STATED GOAL: The line holding "type: [8, 6]" is the last one to output; start at the first line of the data, keep every line in between exactly, and leave out pictures.

** BEGIN **

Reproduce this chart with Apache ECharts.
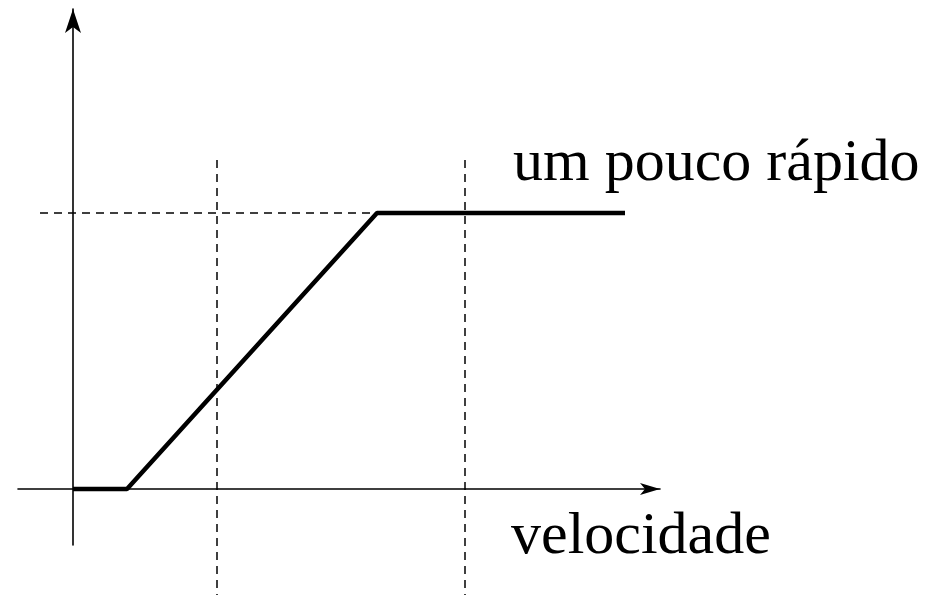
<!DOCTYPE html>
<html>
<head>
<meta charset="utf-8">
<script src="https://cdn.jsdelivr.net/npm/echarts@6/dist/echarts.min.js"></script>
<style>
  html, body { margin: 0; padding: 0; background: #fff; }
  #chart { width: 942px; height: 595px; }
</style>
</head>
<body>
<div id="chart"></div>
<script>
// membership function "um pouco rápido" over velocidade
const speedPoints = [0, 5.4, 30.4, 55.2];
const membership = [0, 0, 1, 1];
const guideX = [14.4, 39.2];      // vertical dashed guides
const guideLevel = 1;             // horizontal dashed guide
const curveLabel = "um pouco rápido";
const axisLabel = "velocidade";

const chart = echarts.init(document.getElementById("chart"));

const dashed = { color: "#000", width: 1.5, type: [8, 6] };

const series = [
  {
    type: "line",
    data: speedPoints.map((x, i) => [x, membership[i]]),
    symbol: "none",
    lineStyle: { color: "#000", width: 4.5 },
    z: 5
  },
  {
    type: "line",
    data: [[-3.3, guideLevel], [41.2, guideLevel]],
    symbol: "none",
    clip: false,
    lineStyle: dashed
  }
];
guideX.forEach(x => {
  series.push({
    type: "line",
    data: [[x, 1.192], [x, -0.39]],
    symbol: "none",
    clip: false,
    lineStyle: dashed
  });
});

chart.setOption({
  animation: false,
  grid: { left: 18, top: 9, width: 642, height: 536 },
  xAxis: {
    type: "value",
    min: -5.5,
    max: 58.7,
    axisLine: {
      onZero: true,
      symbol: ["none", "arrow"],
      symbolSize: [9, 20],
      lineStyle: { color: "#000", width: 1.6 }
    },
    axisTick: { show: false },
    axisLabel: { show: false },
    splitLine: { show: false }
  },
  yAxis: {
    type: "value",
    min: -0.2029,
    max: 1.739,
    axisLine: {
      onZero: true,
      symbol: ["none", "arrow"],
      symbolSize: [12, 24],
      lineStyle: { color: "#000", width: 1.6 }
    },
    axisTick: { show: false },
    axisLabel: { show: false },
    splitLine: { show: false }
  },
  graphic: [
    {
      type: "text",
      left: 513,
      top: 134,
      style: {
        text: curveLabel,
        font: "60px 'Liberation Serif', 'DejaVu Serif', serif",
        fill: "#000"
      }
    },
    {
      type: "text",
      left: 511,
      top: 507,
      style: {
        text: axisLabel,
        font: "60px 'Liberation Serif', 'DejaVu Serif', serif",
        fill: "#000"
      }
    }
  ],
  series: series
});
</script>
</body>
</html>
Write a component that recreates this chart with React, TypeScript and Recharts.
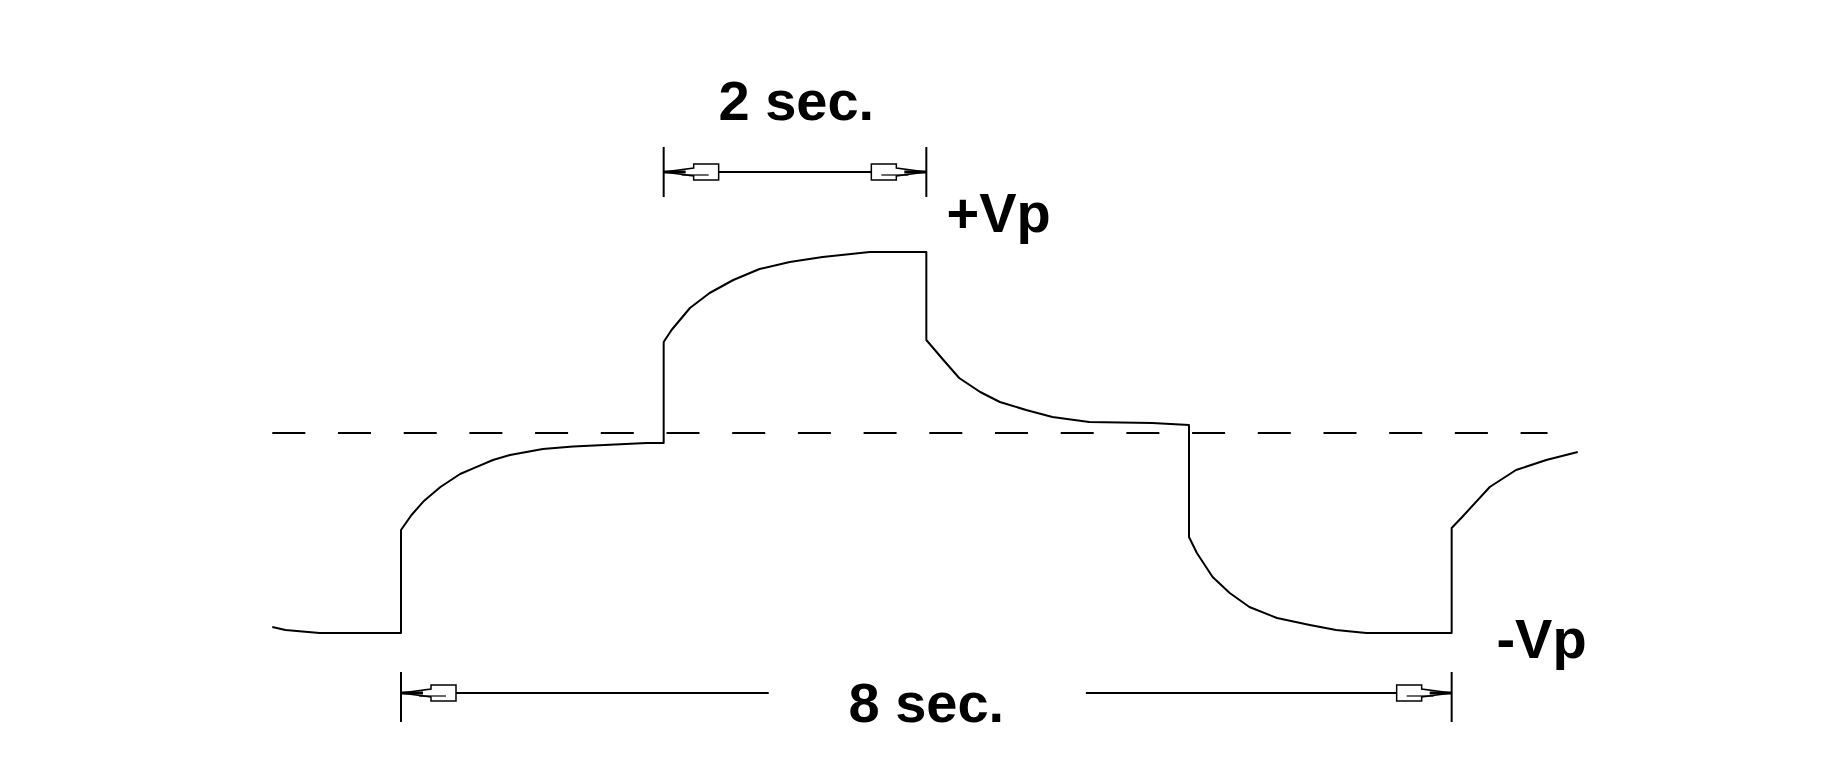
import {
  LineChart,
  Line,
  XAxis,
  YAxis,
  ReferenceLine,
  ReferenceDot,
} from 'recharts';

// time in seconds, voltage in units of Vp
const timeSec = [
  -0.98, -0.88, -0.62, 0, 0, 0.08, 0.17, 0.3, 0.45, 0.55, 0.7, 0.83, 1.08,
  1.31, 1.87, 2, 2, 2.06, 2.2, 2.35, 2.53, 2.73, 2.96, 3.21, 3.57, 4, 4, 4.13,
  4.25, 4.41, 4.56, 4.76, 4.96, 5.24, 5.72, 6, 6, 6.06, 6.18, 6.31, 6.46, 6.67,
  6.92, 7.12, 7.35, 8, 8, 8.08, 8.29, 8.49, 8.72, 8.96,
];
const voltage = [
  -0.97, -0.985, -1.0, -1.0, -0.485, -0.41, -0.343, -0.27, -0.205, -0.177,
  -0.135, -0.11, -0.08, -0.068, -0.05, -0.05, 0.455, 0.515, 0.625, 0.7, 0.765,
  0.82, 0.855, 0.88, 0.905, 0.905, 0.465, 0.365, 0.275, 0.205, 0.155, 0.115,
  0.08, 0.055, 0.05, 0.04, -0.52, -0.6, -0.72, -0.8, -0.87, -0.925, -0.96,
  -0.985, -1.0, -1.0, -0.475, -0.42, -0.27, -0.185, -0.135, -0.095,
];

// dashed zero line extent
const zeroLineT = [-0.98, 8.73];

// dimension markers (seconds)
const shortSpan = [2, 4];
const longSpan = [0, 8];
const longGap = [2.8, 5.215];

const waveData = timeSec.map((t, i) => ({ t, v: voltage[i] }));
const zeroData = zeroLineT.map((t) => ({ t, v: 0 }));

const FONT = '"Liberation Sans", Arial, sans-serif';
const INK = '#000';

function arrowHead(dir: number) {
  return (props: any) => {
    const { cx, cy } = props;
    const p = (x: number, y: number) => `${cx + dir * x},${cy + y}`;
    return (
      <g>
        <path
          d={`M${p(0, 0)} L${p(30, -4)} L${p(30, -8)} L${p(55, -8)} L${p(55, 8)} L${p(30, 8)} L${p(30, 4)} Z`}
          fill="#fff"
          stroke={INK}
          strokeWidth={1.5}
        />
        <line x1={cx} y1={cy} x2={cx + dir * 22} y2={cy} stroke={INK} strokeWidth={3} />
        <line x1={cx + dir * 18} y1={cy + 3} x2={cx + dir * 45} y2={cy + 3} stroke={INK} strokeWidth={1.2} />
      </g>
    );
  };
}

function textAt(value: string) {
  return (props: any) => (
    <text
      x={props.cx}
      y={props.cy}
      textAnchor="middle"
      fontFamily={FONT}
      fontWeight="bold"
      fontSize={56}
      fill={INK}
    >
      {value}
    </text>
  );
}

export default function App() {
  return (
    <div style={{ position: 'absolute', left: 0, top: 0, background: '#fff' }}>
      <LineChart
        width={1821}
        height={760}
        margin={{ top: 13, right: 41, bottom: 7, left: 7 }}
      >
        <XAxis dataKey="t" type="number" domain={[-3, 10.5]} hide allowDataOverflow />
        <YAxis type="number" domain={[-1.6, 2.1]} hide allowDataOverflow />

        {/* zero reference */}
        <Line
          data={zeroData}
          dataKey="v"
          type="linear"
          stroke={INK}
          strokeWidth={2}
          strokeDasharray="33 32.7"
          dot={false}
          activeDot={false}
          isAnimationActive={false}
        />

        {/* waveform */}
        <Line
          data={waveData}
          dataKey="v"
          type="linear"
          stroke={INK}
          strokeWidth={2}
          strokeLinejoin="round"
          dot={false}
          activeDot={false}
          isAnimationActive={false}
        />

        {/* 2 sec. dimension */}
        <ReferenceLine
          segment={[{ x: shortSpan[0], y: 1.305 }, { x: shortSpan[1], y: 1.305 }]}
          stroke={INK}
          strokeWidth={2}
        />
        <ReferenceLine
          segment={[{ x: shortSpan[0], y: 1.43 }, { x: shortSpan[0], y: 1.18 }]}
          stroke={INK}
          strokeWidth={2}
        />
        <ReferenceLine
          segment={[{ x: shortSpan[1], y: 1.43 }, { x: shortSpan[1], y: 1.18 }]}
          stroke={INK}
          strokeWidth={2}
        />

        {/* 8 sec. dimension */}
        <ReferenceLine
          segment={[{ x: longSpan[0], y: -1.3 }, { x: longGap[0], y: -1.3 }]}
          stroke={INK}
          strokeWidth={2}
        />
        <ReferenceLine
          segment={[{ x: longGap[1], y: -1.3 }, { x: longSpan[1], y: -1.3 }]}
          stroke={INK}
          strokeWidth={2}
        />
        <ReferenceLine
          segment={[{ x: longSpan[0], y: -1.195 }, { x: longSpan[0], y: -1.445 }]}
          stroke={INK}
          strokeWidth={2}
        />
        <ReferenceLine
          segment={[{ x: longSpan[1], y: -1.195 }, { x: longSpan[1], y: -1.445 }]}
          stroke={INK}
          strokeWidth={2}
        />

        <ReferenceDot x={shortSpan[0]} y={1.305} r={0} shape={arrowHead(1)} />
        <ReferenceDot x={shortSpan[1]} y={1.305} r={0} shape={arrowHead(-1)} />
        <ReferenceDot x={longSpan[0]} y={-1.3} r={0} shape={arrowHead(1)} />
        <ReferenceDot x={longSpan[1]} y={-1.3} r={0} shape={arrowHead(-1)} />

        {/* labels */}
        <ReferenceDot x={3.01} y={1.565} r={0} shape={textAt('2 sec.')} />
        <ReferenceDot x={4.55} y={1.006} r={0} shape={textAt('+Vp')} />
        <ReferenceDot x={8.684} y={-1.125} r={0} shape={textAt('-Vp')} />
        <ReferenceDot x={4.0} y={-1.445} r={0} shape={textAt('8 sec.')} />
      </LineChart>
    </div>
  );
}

** END **

ANSWER TO THE PROBLEM:
Reproduce this chart with Apache ECharts.
<!DOCTYPE html>
<html>
<head>
<meta charset="utf-8">
<script src="https://cdn.jsdelivr.net/npm/echarts@6/dist/echarts.min.js"></script>
<style>
  html, body { margin: 0; padding: 0; background: #fff; }
  #chart { width: 942px; height: 595px; }
</style>
</head>
<body>
<div id="chart"></div>
<script>
// membership function "um pouco rápido" over velocidade
const speedPoints = [0, 5.4, 30.4, 55.2];
const membership = [0, 0, 1, 1];
const guideX = [14.4, 39.2];      // vertical dashed guides
const guideLevel = 1;             // horizontal dashed guide
const curveLabel = "um pouco rápido";
const axisLabel = "velocidade";

const chart = echarts.init(document.getElementById("chart"));

const dashed = { color: "#000", width: 1.5, type: [8, 6] };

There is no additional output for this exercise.